Brief
Read the lines below. Copy out any that hold the string "script".

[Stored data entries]
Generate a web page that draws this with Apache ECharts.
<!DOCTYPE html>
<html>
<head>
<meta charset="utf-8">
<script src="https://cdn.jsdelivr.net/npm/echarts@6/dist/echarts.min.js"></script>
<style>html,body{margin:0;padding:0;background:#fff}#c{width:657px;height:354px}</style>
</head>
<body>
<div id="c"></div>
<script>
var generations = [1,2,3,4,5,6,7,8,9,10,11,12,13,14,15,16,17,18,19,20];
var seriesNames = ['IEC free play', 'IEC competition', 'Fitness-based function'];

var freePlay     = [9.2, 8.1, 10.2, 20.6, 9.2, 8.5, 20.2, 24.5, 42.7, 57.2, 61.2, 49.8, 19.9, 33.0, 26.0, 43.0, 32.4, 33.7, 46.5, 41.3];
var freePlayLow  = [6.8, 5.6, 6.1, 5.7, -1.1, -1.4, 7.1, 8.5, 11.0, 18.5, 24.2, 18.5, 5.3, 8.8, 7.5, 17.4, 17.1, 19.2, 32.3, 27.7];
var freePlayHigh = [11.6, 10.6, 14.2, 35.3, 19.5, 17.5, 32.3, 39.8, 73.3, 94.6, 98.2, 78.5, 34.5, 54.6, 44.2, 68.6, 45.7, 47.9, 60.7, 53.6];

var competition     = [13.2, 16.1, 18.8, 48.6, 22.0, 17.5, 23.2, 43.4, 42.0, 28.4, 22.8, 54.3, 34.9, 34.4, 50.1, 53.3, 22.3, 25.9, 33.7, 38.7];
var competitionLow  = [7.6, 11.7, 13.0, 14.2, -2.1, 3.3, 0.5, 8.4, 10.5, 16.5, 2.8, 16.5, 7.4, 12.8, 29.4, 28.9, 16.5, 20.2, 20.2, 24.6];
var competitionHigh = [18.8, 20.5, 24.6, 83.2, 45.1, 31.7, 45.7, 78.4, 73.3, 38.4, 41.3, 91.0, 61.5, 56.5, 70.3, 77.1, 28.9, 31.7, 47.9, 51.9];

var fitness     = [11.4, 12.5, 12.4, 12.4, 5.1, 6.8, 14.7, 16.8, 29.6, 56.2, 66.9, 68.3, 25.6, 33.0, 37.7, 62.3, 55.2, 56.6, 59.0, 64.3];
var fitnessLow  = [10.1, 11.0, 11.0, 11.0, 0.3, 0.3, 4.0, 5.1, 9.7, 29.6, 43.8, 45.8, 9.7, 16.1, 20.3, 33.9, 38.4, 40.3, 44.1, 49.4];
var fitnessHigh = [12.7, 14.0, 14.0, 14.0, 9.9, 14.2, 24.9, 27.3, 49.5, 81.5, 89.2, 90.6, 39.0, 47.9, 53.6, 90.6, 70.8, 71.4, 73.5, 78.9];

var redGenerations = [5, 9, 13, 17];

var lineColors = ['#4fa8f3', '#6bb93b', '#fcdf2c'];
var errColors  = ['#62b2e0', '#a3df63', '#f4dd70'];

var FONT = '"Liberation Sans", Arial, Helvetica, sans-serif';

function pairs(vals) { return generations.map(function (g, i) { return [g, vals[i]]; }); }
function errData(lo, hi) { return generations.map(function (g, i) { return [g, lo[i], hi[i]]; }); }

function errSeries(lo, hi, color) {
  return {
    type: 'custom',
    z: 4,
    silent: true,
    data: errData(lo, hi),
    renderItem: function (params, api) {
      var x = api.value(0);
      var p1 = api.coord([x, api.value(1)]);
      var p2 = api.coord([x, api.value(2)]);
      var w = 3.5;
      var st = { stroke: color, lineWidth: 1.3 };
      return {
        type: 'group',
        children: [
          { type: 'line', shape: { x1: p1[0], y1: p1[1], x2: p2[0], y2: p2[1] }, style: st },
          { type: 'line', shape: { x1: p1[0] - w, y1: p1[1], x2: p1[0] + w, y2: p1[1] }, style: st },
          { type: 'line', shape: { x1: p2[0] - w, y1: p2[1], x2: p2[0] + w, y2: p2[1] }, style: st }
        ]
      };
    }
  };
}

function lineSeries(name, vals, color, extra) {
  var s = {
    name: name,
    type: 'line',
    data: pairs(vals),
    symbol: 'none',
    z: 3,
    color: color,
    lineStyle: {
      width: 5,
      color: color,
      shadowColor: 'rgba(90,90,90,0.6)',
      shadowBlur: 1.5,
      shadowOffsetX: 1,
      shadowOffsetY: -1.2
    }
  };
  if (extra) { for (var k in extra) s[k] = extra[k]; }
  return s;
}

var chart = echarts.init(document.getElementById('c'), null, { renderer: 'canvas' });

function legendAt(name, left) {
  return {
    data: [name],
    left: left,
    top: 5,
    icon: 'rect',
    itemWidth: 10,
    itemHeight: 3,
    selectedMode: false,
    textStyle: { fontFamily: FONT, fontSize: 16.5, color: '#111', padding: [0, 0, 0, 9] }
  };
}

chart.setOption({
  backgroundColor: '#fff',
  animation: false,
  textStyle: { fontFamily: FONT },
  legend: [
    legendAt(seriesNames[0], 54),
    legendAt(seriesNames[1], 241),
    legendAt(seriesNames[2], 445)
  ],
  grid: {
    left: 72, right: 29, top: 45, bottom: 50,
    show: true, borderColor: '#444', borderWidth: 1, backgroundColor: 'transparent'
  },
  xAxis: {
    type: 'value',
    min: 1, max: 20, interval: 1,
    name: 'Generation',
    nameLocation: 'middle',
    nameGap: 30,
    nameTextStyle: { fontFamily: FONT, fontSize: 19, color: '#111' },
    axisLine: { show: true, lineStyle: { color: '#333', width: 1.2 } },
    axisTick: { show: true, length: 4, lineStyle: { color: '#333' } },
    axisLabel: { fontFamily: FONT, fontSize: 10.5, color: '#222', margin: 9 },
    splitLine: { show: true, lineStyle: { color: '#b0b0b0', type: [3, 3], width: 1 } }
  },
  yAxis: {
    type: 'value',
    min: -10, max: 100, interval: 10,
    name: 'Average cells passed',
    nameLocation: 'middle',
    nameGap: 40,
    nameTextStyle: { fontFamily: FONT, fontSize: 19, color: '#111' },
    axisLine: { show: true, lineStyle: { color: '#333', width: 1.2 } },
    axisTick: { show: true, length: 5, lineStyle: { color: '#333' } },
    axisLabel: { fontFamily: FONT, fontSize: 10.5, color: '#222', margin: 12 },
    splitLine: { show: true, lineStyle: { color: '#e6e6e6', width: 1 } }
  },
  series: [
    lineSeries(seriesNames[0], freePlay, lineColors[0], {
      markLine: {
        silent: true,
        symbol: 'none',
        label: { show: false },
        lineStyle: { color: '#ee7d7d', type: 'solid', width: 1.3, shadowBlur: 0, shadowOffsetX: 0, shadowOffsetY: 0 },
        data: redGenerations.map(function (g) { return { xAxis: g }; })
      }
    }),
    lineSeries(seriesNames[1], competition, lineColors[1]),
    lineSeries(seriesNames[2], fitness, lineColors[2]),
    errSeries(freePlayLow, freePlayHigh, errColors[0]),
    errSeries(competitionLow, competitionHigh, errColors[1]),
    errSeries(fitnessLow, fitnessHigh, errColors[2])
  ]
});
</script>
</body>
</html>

---

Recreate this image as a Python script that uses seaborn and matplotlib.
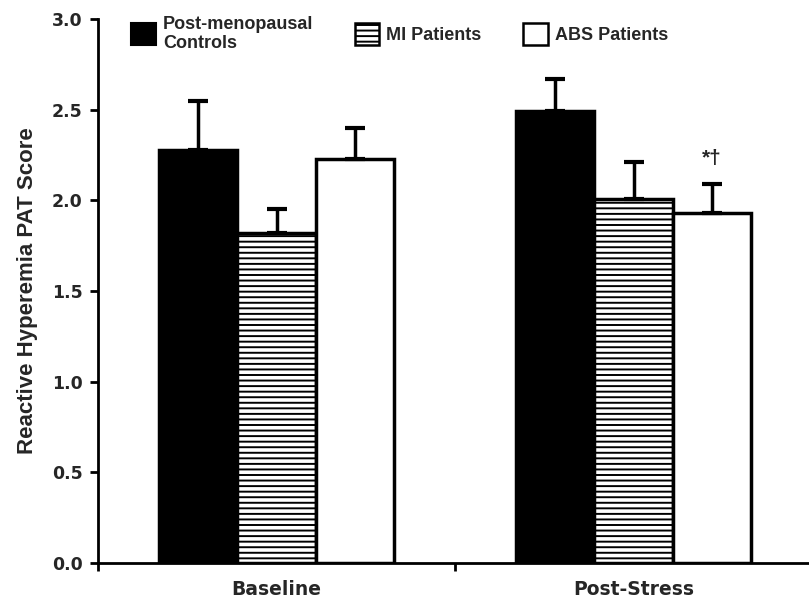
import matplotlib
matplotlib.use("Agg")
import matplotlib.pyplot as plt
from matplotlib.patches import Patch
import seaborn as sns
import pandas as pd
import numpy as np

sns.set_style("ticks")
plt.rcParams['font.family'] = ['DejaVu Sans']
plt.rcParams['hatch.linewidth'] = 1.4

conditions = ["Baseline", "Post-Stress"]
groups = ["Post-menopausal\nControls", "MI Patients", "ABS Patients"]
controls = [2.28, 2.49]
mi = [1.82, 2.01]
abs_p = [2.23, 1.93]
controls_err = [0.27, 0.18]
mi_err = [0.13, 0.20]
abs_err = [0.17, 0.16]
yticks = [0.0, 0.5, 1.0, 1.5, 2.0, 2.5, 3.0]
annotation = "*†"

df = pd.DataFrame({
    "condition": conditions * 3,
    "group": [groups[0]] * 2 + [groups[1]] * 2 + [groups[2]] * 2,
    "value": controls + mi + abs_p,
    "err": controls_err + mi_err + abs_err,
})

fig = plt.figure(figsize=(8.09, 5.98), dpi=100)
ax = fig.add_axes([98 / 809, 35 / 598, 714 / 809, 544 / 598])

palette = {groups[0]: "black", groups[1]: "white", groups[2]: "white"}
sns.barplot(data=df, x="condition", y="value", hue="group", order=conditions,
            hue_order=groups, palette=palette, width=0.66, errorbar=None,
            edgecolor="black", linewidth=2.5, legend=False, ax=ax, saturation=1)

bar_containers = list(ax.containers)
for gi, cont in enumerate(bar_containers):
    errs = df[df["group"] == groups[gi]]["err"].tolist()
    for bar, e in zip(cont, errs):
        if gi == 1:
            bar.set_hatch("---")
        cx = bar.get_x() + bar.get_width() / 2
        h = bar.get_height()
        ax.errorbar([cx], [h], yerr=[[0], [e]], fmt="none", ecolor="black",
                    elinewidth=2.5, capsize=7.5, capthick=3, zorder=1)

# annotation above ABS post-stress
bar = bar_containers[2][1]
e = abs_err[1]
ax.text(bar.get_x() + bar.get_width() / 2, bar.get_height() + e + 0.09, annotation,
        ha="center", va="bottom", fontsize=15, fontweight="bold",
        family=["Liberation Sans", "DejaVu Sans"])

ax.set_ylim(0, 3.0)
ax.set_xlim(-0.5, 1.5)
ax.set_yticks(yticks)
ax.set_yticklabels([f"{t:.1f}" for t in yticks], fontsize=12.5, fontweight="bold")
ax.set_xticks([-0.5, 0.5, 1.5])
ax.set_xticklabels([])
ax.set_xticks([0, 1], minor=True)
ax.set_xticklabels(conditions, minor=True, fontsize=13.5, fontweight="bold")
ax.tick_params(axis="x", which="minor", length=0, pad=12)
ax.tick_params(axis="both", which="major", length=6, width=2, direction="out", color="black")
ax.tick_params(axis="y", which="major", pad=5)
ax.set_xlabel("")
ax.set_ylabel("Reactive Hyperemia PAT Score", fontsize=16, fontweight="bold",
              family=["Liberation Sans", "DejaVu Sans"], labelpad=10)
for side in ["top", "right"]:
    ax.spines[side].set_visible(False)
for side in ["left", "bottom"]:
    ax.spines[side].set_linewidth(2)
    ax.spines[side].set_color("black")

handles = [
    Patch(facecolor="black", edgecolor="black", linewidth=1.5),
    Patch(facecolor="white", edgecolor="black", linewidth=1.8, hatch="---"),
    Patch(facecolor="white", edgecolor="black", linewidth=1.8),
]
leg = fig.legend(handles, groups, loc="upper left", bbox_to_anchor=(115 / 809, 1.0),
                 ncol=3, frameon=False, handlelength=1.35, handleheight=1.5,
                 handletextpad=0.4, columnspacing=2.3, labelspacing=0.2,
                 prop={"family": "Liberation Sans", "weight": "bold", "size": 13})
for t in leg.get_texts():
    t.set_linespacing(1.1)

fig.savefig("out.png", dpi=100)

==

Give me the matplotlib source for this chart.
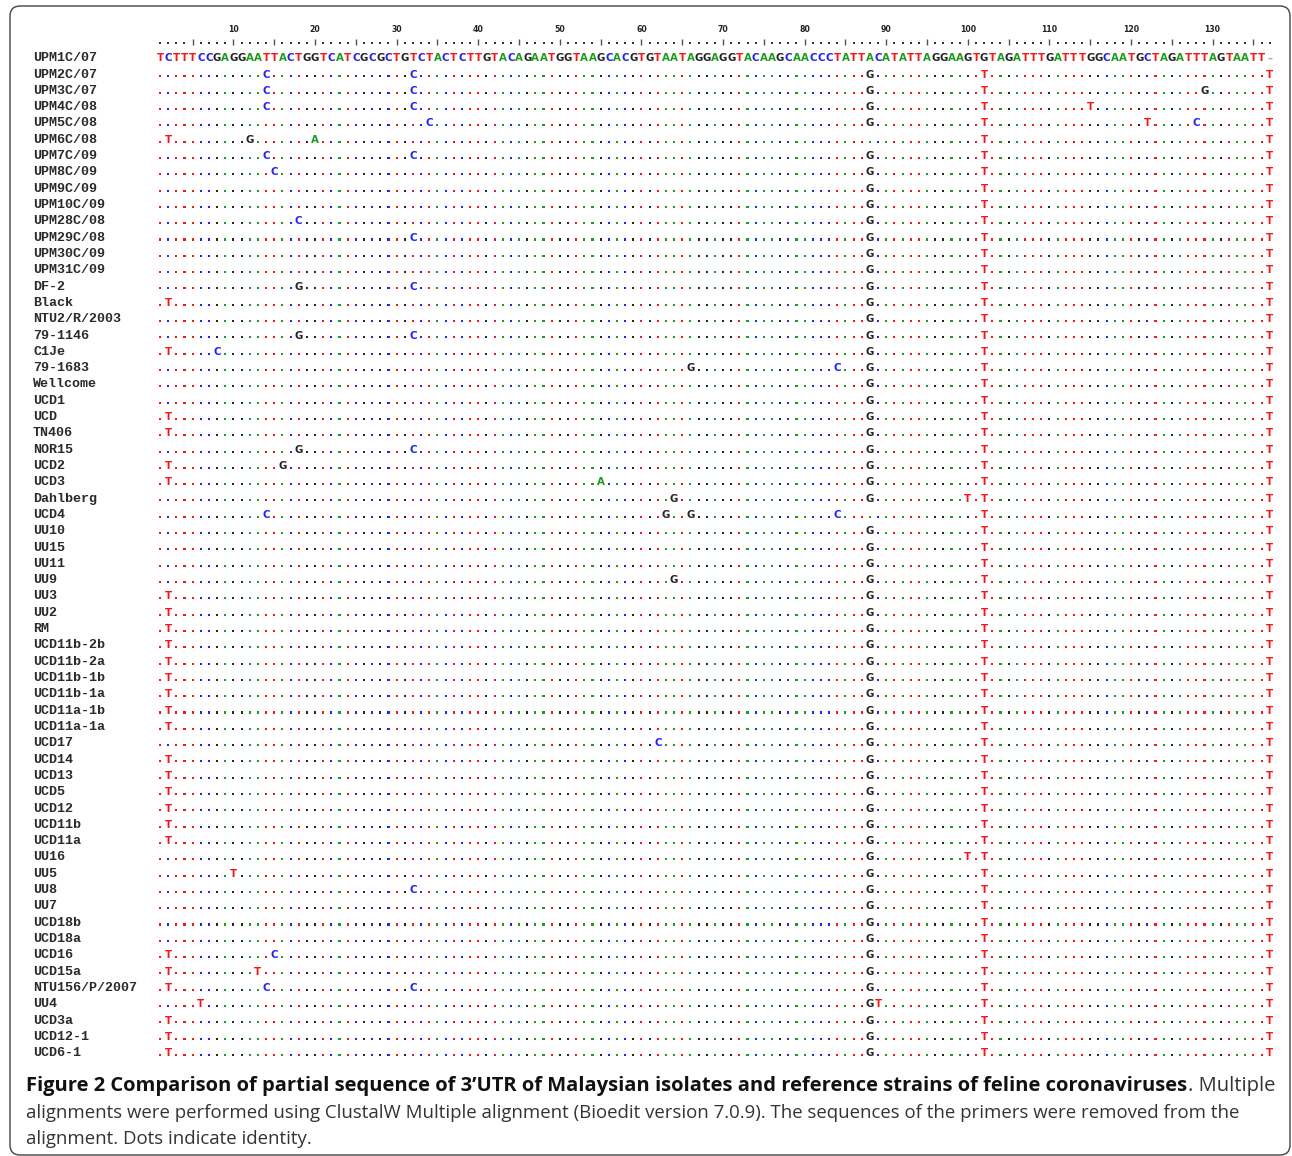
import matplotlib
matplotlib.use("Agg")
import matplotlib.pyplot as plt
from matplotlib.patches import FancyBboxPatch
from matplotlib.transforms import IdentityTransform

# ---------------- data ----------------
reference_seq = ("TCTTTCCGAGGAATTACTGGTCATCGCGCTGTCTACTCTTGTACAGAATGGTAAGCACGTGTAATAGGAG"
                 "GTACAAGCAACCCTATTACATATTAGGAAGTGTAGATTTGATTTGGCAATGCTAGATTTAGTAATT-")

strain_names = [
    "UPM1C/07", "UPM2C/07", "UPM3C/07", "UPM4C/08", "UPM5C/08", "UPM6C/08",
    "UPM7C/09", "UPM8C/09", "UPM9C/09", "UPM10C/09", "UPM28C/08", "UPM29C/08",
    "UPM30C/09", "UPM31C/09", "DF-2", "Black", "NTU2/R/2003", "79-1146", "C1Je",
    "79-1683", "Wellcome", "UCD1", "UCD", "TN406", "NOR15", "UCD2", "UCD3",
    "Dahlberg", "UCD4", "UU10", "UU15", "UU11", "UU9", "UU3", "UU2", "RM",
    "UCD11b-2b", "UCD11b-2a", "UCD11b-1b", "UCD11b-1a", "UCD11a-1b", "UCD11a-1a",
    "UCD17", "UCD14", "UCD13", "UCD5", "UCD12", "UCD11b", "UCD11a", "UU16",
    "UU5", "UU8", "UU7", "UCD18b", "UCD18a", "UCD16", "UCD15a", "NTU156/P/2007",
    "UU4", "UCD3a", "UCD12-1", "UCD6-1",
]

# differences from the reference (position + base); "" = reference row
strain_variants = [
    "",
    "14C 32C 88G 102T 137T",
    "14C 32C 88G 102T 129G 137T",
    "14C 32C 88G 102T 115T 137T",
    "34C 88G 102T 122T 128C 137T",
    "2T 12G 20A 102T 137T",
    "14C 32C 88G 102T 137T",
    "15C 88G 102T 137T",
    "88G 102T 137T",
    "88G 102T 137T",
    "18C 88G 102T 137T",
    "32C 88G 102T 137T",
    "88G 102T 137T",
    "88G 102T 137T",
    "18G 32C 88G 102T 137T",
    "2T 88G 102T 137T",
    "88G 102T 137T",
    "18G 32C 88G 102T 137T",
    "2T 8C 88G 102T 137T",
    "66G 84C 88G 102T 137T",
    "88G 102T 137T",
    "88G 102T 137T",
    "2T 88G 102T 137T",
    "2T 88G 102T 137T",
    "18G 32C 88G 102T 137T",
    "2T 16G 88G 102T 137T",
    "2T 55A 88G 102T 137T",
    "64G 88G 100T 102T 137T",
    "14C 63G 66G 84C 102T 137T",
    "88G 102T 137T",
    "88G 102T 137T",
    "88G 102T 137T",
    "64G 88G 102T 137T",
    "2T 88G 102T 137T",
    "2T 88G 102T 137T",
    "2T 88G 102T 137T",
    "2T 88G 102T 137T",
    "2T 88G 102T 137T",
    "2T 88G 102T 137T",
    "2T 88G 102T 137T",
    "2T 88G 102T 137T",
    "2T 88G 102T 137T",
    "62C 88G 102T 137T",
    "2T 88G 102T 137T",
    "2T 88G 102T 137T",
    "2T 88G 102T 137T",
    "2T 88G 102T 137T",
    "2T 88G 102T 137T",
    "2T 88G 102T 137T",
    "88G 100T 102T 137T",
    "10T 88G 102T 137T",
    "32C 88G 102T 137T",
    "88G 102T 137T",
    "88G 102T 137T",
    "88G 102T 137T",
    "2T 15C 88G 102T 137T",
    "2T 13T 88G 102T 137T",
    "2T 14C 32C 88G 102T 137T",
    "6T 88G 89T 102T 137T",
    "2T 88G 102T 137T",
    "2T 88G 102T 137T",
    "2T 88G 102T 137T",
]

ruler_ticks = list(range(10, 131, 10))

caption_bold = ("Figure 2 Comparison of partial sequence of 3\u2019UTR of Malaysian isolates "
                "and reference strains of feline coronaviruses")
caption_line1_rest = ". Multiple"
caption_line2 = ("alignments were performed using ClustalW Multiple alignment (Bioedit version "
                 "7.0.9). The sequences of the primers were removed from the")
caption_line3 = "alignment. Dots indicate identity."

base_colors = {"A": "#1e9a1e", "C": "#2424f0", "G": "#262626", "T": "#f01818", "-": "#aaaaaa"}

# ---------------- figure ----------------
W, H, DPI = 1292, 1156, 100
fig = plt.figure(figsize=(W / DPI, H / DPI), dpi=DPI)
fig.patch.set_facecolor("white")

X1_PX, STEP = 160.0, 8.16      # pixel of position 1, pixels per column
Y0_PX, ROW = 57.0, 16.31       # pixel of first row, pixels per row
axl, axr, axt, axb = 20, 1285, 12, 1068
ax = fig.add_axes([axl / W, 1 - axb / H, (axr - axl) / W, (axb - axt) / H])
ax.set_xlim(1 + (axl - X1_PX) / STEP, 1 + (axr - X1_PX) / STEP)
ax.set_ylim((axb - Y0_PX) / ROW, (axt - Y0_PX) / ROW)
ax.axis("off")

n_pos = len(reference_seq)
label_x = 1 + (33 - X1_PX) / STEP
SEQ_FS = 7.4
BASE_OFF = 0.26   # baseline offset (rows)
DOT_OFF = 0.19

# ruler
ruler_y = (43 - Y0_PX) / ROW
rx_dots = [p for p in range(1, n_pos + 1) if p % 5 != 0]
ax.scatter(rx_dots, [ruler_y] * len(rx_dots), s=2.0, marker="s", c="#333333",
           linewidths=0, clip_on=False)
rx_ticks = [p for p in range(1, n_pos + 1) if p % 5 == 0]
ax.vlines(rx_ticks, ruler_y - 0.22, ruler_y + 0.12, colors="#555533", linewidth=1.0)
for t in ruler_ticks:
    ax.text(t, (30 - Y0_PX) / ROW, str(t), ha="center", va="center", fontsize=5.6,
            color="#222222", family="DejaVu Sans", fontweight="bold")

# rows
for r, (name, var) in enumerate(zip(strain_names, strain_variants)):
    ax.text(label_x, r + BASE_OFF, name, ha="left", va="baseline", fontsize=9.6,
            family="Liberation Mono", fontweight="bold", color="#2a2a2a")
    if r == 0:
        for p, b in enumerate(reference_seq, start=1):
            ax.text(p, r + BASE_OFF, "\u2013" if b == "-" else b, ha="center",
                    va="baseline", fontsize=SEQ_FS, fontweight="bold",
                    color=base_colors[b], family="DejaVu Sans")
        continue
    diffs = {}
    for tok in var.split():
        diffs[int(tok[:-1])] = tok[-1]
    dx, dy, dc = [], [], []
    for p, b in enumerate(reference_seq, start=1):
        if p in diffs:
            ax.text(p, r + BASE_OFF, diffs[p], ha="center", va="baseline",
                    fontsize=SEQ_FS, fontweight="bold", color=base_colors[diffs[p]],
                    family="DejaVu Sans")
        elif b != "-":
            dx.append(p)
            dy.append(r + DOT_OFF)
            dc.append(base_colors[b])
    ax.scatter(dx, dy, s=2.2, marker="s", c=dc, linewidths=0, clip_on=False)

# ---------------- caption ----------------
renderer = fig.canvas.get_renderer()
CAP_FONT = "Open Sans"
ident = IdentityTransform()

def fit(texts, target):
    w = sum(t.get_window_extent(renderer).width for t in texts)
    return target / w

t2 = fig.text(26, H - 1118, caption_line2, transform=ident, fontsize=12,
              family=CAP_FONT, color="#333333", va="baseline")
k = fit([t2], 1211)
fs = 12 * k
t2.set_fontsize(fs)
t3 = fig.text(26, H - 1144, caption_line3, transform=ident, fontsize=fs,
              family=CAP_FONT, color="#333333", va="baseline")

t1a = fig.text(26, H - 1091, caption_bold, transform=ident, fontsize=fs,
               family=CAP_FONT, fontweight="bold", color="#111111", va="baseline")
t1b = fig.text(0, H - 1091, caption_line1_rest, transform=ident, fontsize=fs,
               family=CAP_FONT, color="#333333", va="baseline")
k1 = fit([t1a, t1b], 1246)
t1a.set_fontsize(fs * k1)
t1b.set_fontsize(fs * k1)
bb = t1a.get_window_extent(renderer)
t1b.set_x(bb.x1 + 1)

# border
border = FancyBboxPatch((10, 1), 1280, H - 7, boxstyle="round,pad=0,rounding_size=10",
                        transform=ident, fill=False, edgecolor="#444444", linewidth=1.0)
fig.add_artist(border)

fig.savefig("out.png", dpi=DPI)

Response
<script src="https://cdn.jsdelivr.net/npm/echarts@6/dist/echarts.min.js"></script>
<script>
</script>
Recreate this image as a Python script that uses seaborn and matplotlib.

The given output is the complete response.